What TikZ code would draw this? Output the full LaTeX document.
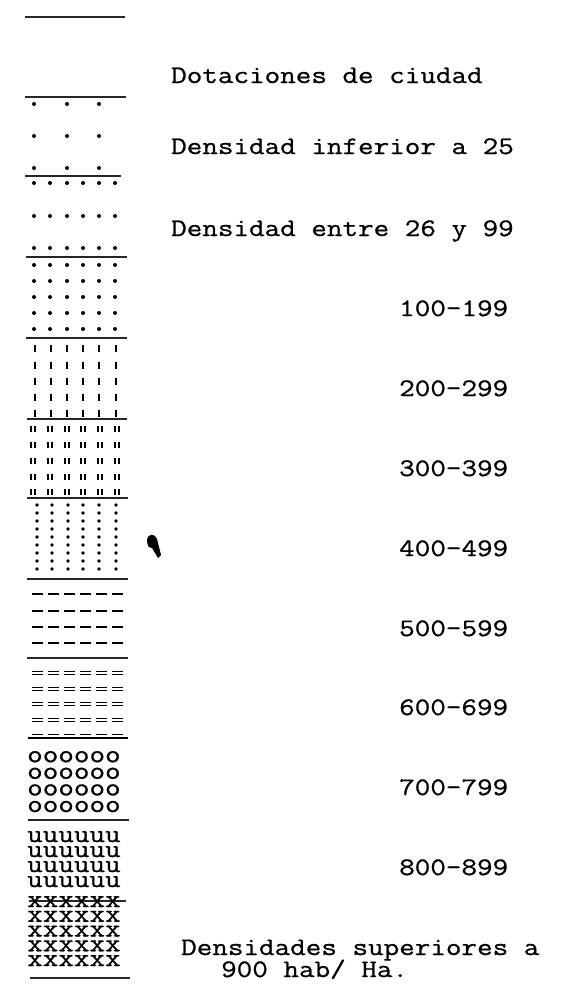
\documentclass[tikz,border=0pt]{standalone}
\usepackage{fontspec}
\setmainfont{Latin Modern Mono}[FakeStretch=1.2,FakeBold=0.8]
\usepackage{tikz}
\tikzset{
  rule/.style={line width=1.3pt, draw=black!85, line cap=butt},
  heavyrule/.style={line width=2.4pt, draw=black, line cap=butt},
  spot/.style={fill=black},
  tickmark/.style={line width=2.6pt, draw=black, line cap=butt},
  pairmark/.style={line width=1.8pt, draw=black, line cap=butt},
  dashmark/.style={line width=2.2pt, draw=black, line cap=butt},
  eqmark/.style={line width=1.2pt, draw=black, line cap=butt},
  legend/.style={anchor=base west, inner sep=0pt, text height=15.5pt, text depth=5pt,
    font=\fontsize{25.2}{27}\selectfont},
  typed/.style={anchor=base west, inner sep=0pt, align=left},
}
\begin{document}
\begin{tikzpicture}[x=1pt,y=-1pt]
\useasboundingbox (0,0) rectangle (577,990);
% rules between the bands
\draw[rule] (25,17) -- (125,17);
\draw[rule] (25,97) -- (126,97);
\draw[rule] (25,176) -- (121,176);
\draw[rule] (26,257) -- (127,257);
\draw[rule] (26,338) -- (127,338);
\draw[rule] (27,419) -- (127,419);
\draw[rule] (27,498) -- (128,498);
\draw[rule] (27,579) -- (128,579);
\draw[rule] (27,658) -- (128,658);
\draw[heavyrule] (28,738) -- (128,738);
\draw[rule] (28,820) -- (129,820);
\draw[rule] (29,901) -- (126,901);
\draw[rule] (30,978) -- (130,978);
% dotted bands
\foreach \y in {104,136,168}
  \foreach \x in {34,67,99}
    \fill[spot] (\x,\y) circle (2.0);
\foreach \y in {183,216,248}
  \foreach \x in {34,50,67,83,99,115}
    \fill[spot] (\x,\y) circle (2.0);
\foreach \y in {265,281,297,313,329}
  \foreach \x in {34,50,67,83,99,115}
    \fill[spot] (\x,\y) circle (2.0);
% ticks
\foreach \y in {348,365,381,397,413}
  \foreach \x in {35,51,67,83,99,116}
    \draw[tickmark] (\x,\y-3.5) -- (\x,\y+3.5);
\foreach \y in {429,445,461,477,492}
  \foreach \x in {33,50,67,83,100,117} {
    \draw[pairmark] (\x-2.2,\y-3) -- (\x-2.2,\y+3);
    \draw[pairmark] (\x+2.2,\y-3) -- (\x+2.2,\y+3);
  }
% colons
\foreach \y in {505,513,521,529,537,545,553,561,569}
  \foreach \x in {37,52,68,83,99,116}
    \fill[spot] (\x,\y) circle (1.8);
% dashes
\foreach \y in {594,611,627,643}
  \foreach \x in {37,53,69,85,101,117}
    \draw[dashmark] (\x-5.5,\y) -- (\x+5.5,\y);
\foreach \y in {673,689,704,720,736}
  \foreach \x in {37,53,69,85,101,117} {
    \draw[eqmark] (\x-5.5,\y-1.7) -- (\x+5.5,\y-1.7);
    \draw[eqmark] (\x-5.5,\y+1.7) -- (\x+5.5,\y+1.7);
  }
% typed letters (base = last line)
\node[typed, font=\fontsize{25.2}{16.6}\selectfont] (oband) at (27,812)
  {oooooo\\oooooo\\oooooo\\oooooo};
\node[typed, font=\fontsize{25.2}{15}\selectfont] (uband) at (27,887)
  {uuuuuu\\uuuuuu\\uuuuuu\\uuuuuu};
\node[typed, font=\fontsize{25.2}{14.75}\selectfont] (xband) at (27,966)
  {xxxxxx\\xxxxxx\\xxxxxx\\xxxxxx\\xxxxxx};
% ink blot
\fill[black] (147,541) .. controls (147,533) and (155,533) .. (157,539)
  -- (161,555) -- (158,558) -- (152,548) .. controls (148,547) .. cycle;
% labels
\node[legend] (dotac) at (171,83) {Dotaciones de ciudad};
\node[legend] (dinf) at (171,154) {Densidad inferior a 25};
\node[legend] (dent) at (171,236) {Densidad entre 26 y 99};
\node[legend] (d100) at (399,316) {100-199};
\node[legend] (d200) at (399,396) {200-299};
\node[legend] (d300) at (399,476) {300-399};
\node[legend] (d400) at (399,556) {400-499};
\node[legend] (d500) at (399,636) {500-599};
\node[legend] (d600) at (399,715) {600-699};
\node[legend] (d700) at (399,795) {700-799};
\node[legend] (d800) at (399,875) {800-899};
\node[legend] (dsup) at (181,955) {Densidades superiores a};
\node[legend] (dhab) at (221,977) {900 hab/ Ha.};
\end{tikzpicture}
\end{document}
==
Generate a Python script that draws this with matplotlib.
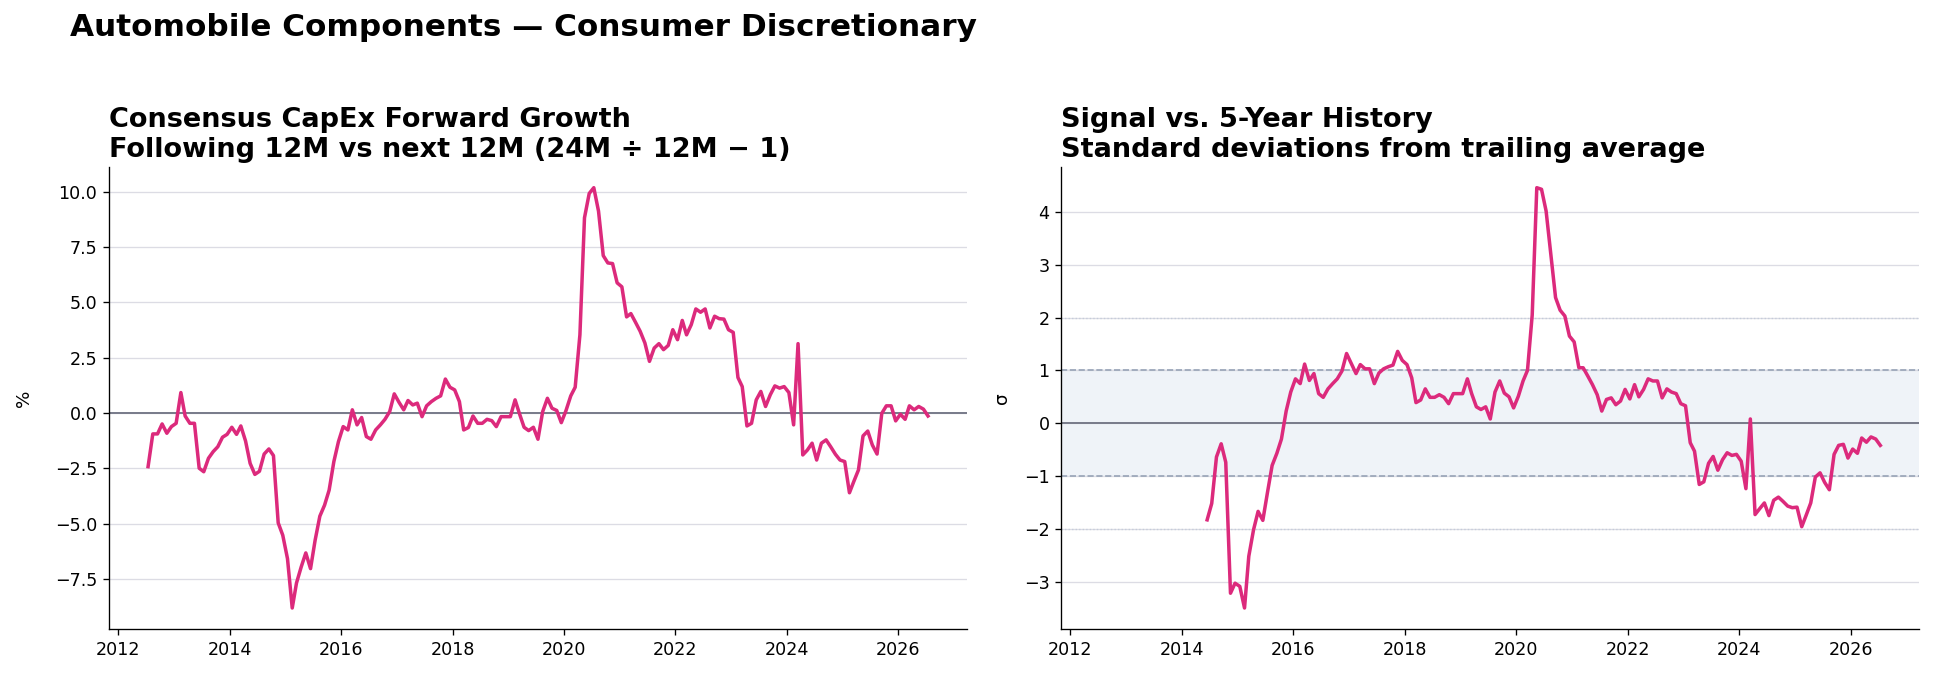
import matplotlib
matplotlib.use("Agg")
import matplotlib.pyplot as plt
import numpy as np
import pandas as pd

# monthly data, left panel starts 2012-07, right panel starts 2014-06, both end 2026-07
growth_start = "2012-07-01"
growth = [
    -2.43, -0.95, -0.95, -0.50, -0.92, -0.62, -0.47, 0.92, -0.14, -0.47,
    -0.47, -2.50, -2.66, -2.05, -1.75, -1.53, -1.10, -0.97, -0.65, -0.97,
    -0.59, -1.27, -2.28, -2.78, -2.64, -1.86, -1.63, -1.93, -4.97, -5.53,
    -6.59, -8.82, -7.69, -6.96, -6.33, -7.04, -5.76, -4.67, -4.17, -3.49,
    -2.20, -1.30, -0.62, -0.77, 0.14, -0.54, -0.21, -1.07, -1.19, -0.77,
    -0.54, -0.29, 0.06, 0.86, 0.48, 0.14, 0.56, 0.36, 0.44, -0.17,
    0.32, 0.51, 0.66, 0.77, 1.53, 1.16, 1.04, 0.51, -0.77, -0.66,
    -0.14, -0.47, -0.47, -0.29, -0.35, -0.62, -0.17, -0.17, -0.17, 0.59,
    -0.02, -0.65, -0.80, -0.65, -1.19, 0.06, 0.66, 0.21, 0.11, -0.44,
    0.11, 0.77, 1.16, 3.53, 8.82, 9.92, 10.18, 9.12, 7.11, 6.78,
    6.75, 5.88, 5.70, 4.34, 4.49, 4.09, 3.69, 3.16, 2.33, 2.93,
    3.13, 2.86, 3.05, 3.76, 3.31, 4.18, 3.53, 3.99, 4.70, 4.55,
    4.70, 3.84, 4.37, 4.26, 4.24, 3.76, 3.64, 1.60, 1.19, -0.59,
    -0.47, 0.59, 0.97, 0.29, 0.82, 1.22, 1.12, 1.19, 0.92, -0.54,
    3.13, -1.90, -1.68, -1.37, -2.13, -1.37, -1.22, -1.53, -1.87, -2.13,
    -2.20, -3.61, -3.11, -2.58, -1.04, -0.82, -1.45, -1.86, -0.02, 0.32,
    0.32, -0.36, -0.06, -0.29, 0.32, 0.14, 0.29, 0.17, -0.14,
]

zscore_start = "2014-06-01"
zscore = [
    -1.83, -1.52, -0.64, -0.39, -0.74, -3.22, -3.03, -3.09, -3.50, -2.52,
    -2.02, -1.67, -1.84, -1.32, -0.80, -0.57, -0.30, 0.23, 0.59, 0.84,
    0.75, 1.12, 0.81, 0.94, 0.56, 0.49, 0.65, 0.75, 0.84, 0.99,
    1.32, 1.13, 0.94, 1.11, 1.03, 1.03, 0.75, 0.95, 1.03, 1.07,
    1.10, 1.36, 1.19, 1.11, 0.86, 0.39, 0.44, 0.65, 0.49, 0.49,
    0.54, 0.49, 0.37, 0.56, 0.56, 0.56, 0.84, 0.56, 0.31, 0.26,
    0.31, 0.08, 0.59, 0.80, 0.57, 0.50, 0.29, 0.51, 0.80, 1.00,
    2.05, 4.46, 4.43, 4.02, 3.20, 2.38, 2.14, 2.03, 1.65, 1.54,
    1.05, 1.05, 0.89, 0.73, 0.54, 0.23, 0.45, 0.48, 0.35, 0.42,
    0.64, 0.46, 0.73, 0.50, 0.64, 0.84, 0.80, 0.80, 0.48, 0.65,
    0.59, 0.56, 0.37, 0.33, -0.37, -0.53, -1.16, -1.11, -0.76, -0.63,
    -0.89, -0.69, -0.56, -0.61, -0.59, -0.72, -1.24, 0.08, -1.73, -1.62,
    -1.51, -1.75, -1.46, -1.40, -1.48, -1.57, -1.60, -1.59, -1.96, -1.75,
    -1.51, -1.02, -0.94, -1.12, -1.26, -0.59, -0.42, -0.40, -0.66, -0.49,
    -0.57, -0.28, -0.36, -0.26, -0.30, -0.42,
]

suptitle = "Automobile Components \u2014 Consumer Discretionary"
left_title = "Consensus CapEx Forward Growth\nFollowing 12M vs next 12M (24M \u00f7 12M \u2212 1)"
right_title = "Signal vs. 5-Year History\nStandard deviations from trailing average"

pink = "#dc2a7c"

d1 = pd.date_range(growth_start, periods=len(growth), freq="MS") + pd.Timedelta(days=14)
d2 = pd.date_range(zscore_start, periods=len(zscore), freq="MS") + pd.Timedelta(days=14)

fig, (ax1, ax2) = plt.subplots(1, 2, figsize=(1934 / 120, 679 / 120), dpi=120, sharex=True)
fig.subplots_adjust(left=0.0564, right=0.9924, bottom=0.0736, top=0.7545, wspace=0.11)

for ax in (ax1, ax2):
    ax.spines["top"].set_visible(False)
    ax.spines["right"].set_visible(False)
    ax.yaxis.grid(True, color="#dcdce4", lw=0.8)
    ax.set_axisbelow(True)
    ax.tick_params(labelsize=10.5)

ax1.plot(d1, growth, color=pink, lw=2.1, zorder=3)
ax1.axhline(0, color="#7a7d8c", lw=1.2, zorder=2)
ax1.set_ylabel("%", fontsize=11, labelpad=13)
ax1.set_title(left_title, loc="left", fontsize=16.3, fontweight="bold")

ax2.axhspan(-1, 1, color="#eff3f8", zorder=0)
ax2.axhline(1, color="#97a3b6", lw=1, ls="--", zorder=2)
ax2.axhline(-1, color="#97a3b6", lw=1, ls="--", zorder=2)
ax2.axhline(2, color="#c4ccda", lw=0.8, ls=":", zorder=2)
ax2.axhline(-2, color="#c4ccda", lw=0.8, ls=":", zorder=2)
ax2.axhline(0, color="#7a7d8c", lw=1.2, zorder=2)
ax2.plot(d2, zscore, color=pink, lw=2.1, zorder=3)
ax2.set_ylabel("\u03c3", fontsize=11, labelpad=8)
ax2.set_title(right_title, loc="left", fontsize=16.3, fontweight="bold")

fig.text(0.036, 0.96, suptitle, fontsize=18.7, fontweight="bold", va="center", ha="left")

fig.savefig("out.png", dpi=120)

=== Problem to work on ===
Go through the records and pull out each line that includes the word "matplotlib".

=== Written solution ===
Generate a Python script that draws this with matplotlib.
import matplotlib
matplotlib.use("Agg")
import matplotlib.pyplot as plt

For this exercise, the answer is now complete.